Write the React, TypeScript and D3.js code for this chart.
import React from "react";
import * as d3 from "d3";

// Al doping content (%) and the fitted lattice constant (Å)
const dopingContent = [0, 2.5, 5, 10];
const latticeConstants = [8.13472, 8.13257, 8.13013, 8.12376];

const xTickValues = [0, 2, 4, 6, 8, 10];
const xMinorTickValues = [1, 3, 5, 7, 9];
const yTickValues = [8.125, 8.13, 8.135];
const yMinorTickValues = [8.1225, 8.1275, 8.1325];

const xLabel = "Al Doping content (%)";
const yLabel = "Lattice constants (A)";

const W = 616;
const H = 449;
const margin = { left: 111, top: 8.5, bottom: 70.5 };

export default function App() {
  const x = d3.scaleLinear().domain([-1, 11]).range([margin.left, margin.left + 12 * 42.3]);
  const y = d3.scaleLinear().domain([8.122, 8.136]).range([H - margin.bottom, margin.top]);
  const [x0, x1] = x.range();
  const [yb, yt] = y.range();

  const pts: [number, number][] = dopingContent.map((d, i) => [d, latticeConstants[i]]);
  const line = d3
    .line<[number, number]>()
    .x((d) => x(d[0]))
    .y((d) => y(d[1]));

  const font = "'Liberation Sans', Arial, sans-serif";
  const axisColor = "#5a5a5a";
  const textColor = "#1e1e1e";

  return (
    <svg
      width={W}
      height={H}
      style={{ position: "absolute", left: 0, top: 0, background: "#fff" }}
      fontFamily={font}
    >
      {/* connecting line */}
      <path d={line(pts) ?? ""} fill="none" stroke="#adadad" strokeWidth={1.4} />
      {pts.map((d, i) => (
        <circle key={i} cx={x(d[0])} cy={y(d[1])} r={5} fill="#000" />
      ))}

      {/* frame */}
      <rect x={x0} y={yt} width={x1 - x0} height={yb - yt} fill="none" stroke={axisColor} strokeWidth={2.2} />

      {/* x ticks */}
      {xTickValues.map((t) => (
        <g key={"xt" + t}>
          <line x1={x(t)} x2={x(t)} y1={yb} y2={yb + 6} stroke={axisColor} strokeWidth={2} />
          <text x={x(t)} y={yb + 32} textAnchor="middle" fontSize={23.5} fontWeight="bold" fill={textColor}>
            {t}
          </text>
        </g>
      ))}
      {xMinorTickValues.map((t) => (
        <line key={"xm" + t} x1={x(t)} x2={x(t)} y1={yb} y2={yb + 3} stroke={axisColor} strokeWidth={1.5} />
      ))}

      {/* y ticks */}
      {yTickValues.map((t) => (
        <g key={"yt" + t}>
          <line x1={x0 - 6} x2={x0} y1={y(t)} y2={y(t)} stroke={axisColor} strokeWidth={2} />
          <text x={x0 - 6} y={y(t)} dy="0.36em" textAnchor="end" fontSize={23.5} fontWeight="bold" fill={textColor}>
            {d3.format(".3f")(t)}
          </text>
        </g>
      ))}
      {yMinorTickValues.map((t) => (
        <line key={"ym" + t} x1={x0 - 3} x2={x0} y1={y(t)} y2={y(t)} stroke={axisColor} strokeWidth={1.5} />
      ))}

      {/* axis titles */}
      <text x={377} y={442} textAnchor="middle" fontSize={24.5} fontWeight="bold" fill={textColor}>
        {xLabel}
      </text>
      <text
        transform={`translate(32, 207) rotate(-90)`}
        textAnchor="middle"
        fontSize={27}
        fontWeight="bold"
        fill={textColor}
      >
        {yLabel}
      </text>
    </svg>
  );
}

**********

■ Task goal:
Using the data above, return each line exactly as written.

■ The completed task:
Write the React, TypeScript and D3.js code for this chart.
import React from "react";
import * as d3 from "d3";

// Al doping content (%) and the fitted lattice constant (Å)
const dopingContent = [0, 2.5, 5, 10];
const latticeConstants = [8.13472, 8.13257, 8.13013, 8.12376];

const xTickValues = [0, 2, 4, 6, 8, 10];
const xMinorTickValues = [1, 3, 5, 7, 9];
const yTickValues = [8.125, 8.13, 8.135];
const yMinorTickValues = [8.1225, 8.1275, 8.1325];

const xLabel = "Al Doping content (%)";
const yLabel = "Lattice constants (A)";

const W = 616;
const H = 449;
const margin = { left: 111, top: 8.5, bottom: 70.5 };

export default function App() {
  const x = d3.scaleLinear().domain([-1, 11]).range([margin.left, margin.left + 12 * 42.3]);
  const y = d3.scaleLinear().domain([8.122, 8.136]).range([H - margin.bottom, margin.top]);
  const [x0, x1] = x.range();
  const [yb, yt] = y.range();

  const pts: [number, number][] = dopingContent.map((d, i) => [d, latticeConstants[i]]);
  const line = d3
    .line<[number, number]>()
    .x((d) => x(d[0]))
    .y((d) => y(d[1]));

  const font = "'Liberation Sans', Arial, sans-serif";
  const axisColor = "#5a5a5a";
  const textColor = "#1e1e1e";

  return (
    <svg
      width={W}
      height={H}
      style={{ position: "absolute", left: 0, top: 0, background: "#fff" }}
      fontFamily={font}
    >
      {/* connecting line */}
      <path d={line(pts) ?? ""} fill="none" stroke="#adadad" strokeWidth={1.4} />
      {pts.map((d, i) => (
        <circle key={i} cx={x(d[0])} cy={y(d[1])} r={5} fill="#000" />
      ))}

      {/* frame */}
      <rect x={x0} y={yt} width={x1 - x0} height={yb - yt} fill="none" stroke={axisColor} strokeWidth={2.2} />

      {/* x ticks */}
      {xTickValues.map((t) => (
        <g key={"xt" + t}>
          <line x1={x(t)} x2={x(t)} y1={yb} y2={yb + 6} stroke={axisColor} strokeWidth={2} />
          <text x={x(t)} y={yb + 32} textAnchor="middle" fontSize={23.5} fontWeight="bold" fill={textColor}>
            {t}
          </text>
        </g>
      ))}
      {xMinorTickValues.map((t) => (
        <line key={"xm" + t} x1={x(t)} x2={x(t)} y1={yb} y2={yb + 3} stroke={axisColor} strokeWidth={1.5} />
      ))}

      {/* y ticks */}
      {yTickValues.map((t) => (
        <g key={"yt" + t}>
          <line x1={x0 - 6} x2={x0} y1={y(t)} y2={y(t)} stroke={axisColor} strokeWidth={2} />
          <text x={x0 - 6} y={y(t)} dy="0.36em" textAnchor="end" fontSize={23.5} fontWeight="bold" fill={textColor}>
            {d3.format(".3f")(t)}
          </text>
        </g>
      ))}
      {yMinorTickValues.map((t) => (
        <line key={"ym" + t} x1={x0 - 3} x2={x0} y1={y(t)} y2={y(t)} stroke={axisColor} strokeWidth={1.5} />
      ))}

      {/* axis titles */}
      <text x={377} y={442} textAnchor="middle" fontSize={24.5} fontWeight="bold" fill={textColor}>
        {xLabel}
      </text>
      <text
        transform={`translate(32, 207) rotate(-90)`}
        textAnchor="middle"
        fontSize={27}
        fontWeight="bold"
        fill={textColor}
      >
        {yLabel}
      </text>
    </svg>
  );
}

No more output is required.